Bona Dea was a goddess worshipped for agriculture, chastity, and paradoxically, fertility and virginity. The goddess was particularly revered amongst the slave and plebeian classes and rites were exercised exclusively by women. Not only were men forbidden from attending, they weren’t even allowed to know Her name. This meant that two times a year — for the summer and winter festivals — women were allowed to drink strong wine and hold animal blood-sacrifices. However, like any marketable and enjoyable idea, the nobility soon co-opted the festival practices, and thereafter the wife of the Senior Magistrate hosted the main ceremony, where only the wealthy matrons of Rome were invited to attend.
Festival rites were remarkably similar to any preparations for a viewing party of The Bachelor. Firstly, the hostess’ house was ritually cleansed of all men, meaning most busts, portraits, and manuscripts had to be removed, and the hallways were sprayed with ‘feminine’ perfume. Even male pets and depictions of male animals had to be hidden from plain sight. Then, the Magistrate’s wife (or more likely her slaves) made ornaments of vine-leaves and decorated the dining hall with blooming plants. After this point, little more is known. The entire festival is veiled in secrecy and without any female historians to elucidate what exactly happened behind closed doors, the rest is speculation.
According to Cicero, the rest of the evening was simple enjoyment — debate, games, and music performed by female musicians, where any discussion of men was forbidden. Other historians speak of unbridled hedonism, where early 3rd Century historian Juvenal recounts drunkenness, lewd dancing, which eventually devolved into “bestial orgies”. However, Juvenal was writing centuries after the festival had fallen from popularity, and without any corroborating evidence it seems references to these women-only orgies was nothing more than wishful thinking.
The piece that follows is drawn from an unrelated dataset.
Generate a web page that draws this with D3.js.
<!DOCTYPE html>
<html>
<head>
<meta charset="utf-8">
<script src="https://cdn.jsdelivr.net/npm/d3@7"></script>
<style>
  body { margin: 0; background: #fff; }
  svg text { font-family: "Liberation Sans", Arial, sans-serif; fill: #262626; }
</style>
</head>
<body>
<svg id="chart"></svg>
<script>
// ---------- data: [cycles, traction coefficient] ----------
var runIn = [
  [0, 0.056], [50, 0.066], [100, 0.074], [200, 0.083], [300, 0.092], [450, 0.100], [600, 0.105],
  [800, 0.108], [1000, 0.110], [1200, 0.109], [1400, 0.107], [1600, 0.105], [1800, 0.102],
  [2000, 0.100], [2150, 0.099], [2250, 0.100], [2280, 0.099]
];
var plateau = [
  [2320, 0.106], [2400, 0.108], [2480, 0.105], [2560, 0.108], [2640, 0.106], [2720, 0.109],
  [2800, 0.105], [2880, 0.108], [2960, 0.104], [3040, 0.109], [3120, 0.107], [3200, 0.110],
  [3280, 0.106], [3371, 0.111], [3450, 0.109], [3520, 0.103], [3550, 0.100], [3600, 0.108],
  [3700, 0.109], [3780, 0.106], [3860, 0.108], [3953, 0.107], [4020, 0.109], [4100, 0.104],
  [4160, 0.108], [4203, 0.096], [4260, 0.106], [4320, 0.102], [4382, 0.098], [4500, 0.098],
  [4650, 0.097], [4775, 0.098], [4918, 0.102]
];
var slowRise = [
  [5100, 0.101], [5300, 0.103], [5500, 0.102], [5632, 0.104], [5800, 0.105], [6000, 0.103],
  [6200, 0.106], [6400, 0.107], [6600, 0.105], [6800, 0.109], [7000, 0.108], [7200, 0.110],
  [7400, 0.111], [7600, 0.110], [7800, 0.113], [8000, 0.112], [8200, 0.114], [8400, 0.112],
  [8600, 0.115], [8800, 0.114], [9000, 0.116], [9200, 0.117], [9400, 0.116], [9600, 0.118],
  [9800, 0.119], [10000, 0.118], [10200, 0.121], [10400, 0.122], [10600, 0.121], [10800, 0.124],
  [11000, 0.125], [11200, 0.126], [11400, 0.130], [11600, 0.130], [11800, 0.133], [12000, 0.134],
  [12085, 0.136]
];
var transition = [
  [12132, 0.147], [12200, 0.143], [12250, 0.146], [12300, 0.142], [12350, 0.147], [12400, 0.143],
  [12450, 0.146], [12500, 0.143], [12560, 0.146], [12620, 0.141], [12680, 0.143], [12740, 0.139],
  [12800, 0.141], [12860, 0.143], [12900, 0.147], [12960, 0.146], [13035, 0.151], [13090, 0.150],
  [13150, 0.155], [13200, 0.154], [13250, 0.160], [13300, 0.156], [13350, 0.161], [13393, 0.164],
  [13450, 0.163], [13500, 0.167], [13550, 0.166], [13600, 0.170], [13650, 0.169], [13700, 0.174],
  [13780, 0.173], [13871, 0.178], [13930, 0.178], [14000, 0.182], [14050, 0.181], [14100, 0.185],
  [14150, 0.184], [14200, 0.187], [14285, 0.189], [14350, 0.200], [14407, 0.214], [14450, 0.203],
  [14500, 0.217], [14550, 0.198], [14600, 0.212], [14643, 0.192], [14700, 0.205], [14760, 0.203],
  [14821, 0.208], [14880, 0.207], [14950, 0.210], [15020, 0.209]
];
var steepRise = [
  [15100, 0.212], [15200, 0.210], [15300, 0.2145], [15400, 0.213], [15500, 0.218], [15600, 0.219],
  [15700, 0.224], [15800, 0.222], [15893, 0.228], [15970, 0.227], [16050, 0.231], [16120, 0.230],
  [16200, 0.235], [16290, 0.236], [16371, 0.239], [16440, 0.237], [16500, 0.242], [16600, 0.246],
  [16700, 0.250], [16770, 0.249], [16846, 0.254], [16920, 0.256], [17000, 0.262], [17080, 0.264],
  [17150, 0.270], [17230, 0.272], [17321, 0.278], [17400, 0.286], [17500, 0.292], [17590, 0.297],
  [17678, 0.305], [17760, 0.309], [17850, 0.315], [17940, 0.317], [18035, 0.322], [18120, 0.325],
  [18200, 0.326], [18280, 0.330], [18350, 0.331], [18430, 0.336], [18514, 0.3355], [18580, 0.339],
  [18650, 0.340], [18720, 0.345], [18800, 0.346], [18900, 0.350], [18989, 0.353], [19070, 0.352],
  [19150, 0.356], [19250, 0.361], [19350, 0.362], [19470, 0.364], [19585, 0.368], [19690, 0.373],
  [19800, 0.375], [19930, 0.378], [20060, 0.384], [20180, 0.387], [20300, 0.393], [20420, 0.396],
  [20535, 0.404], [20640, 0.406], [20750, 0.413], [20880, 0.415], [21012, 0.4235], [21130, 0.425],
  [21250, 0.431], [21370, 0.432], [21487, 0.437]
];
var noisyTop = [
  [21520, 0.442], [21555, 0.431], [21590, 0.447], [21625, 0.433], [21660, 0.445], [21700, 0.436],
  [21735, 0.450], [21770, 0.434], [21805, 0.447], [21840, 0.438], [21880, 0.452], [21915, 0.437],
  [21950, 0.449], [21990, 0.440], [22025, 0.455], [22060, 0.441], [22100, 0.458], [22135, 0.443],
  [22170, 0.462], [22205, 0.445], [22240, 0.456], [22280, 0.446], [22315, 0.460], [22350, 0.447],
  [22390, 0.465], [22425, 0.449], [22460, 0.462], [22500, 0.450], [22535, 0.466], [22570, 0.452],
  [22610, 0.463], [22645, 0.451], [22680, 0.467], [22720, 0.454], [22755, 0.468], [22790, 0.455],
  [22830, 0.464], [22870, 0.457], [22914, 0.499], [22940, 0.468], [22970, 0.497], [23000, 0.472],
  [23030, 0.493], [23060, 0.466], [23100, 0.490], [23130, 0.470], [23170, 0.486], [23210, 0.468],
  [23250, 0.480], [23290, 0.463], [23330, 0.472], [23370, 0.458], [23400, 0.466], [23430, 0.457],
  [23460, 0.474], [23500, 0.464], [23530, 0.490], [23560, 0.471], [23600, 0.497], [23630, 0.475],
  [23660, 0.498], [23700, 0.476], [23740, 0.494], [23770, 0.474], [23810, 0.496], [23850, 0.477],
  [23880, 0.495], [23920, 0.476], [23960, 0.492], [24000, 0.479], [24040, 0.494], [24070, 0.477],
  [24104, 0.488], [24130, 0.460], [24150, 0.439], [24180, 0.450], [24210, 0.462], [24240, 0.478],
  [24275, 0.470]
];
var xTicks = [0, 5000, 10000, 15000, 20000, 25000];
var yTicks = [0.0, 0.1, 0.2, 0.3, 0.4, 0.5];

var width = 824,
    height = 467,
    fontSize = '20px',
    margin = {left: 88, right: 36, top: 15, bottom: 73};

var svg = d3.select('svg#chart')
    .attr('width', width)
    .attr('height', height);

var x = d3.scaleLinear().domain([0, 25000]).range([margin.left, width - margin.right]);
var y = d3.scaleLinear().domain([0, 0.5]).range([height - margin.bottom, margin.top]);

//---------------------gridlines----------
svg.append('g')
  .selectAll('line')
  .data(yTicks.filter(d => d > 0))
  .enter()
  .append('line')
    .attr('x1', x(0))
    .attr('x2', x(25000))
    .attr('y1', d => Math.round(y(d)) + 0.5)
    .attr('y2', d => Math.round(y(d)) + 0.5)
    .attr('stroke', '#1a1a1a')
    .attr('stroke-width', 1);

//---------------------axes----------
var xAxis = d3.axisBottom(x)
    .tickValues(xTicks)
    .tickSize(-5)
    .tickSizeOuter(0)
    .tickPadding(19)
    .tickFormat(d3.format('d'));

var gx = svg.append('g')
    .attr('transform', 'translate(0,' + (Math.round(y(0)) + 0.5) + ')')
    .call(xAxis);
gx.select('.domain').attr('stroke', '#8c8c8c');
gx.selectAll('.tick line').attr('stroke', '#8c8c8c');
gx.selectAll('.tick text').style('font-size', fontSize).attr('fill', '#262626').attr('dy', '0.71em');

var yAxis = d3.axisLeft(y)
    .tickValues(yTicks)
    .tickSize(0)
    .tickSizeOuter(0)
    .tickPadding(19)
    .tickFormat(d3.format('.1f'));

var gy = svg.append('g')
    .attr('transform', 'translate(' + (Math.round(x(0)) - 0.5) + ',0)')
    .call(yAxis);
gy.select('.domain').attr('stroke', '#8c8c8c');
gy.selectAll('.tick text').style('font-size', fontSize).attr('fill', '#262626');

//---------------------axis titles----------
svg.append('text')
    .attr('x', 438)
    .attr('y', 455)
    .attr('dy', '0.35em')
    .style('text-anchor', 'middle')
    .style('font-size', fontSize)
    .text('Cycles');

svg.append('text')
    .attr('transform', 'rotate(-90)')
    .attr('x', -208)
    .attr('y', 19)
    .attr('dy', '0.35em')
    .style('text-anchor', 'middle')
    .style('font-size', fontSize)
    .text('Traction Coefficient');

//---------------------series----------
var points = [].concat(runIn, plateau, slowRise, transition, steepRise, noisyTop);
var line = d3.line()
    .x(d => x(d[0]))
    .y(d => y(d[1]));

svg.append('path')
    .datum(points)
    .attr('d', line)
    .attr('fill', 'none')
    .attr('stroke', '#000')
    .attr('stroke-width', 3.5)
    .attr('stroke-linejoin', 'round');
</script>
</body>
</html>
We can however be certain that male non-attendance was sacrosanct. In the winter of 62 BC, Julius Caesar’s wife, Pompeia, was tasked with hosting the festival. Scandal erupted when Publius Clodius Pulcher, a populist politician, was caught loitering amongst the festivities dressed as a woman, allegedly with the intent of seducing Pompeia. Clodius was then brought before trial and charged with ‘desecration’, which carried the death penalty. However, after two years of legal proceedings, Clodius managed to escape any punishment, though he remained the butt of parliamentary jokes for many centuries. Julius Caesar nevertheless was resolute in divorcing Pompeia despite her proven innocence, famously declaring, “Caesar’s wife must be above suspicion”.